- IOC code: NGR
- NOC: Nigeria Olympic Committee

in Los Angeles
- Competitors: 32 (30 men and 2 women) in 5 sports
- Flag bearer: Yusuf Alli
- Medals Ranked 30th: Gold 0 Silver 1 Bronze 1 Total 2

Summer Olympics appearances (overview)
- 1952; 1956; 1960; 1964; 1968; 1972; 1976; 1980; 1984; 1988; 1992; 1996; 2000; 2004; 2008; 2012; 2016; 2020; 2024;

= Nigeria at the 1984 Summer Olympics =

Nigeria was represented at the 1984 Summer Olympics in Los Angeles, California, United States by the Nigeria Olympic Committee.

In total, 32 athletes including 30 men and 2 women represented Nigeria in four different sports including athletics, boxing, weightlifting and wrestling.

Nigeria won a total of two medals at the games after Peter Konyegwachie claimed silver in the boxing featherweight category and the men's team won bronze in the 4 × 400 m relay.

==Background==
The Nigeria Olympic Committee was founded in 1951 and Nigeria made their Olympic debut at the 1952 Summer Olympics in Helsinki, Finland. They had participated in every subsequent Olympics except the 1976 Summer Olympics in Montreal, Quebec, Canada after taking part in the African boycott. The 1984 Summer Olympics in Los Angeles, California, United States marked their eighth appearance at the Olympics.

==Competitors==
In total, 32 athletes represented Nigeria at the 1984 Summer Olympics in Los Angeles, California, United States across four different sports.

| Sport | Men | Women | Total |
|---|---|---|---|
| Athletics | 16 | 2 | 18 |
| Boxing | 6 | — | 6 |
| Weightlifting | 6 | — | 6 |
| Wrestling | 3 | — | 3 |
| Total | 30 | 2 | 32 |

==Medalists==

Nigeria won a total of two medals at the games after Peter Konyegwachie claimed silver in the boxing featherweight category and the men's team won bronze in the 4 × 400 m relay.
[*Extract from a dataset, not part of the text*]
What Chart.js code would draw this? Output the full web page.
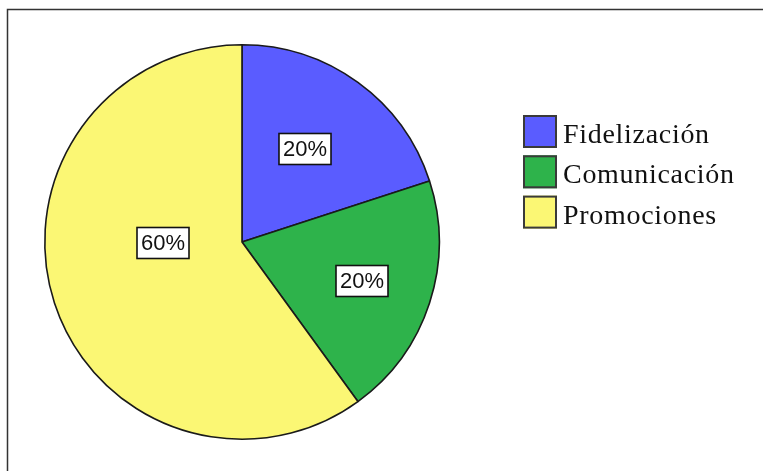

| Medal | Name | Sport | Event | Date |
|---|---|---|---|---|
| Silver | Peter Konyegwachie | Boxing | Featherweight | 11 August |
| Bronze | Innocent Egbunike Rotimi Peters Moses Ugbisien Sunday Uti | Athletics | Men's 4 × 400 metres relay | 11 August |

==Athletics==

In total, 18 Nigerian athletes participated in the athletics events – Chidi Imoh in the men's 100 m and the men's 4 × 100 metres relay, Sunday Uti and Innocent Egbunike in the men's 400 m and the men's 4 × 400 metres relay, Henry Amike in the men's 400 m hurdles, Lawrence Adegbeingbe, Isiaq Adeyanju, Eseme Ikpoto and Samson Oyeledun in the men's 4 × 100 metres relay, Rotimi Peters and Moses Ugbisien in the men's 4 × 400 metres relay, Yusuf Alli and Jubobaraye Kio in the men's long jump, Ajayi Agbebaku, Paul Emordi and Joseph Taiwo in the men's triple jump, Ifeoma Mbanugo in the women's marathon and Maria Usifo in the women's 100 m hurdles and the women's 400 m hurdles.

==Boxing==

In total, six Nigerian athletes participated in the boxing events – Peter Konyegwachie in the featherweight category, Charles Nwokolo in the light welterweight category, Jerry Okorodudu in the middleweight category, Roland Omoruyi in the welterweight category, Joe Orewa in the bantamweight category and Christopher Ossai in the lightweight category.

==Weightlifting==

In total, six Nigerian athletes participated in the weightlifting events – Ironbar Bassey and Batholomew Oluoma in the +110 kg category, Patrick Bassey in the –67.5 kg category,Lawrence Iquaibom in the –60 kg category, Oliver Orok in the –100 kg category and Emmanuel Oshomah in the –90 kg category.

==Wrestling==

In total, three Nigerian athletes participated in the weightlifting events – Kally Agogo in the freestyle –82 kg category, Macauley Appah in the freestyle –90 kg category and Seidu Olawale in the freestyle –74 kg category.